Mengajarkan jiwa kreatif memperbaiki atau mencari pengganti
Ketika barang rusak, mengatasinya dengan langsung membeli barang baru adalah yang paling mudah. Tetapi kebiasaan ini tidak mengajarkan nilai apapun kepada anak, sedangkan tindakan apapun yang orang tua lakukan akan menjadi contoh untuk anaknya.
Rusaknya barang adalah kesempatan untuk mengajarkan kepada anak bahwa kita dapat memperbaiki barang tersebut atau mencari alternatif penggantinya. Anda dapat mengajarkan kreativitas dengan menjahit sol sepatunya yang mulai rusak, mencoba membongkar bagian sepeda yang rusak dan mengajaknya memperbaiki. Tidak semua masalah akan berakhir dengan mendatangi orang atau menelpon orang untuk meminta bantuan, tidak semua kerusakan harus menggantinya dengan membeli yang baru.
Memahamkan perbedaan antara kebutuhan dan keinginan
Tidaklah sama antara kebutuhan dan keinginan. Kebutuhan harus terpenuhi sehingga mengabaikannya akan berdampak serius pada kehidupan. Makanan pokok, tempat tinggal, pendidikan, obat saat sakit, keamanan, berolahraga, itu semua adalah contoh kebutuhan. Keinginan adalah dorongan yang semata berdasarkan nafsu sesaat untuk mendapatkan atau melakukannya. Jika tidak terpenuhi, keinginan tidak berdampak serius pada kehidupan dan tidak membahayakan.

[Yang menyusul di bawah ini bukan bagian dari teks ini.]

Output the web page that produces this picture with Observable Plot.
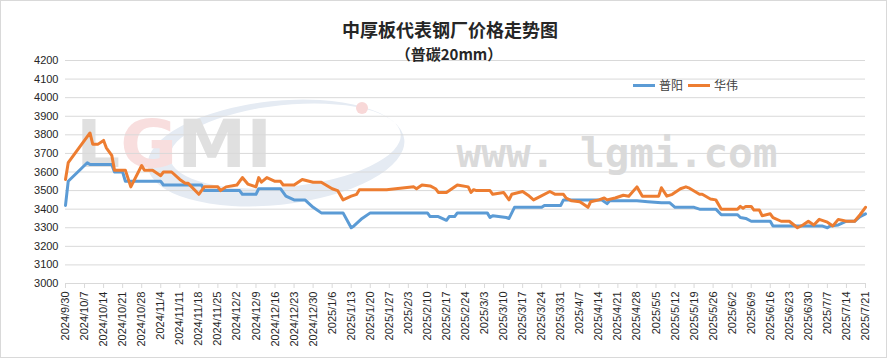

Berganti-ganti tas dan sepatu adalah keinginan, yang hanya oleh gengsi atau mengikuti trend. Mengoleksi perhiasan dan kendaraan adalah keinginan, yang kalau tidak ada sebenarnya tidak berdampak serius bagi kehidupan.
Anak harus paham apa saja yang merupakan kebutuhannya, dan apa saja yang yang merupakan keinginan yang tidak harus terpenuhi.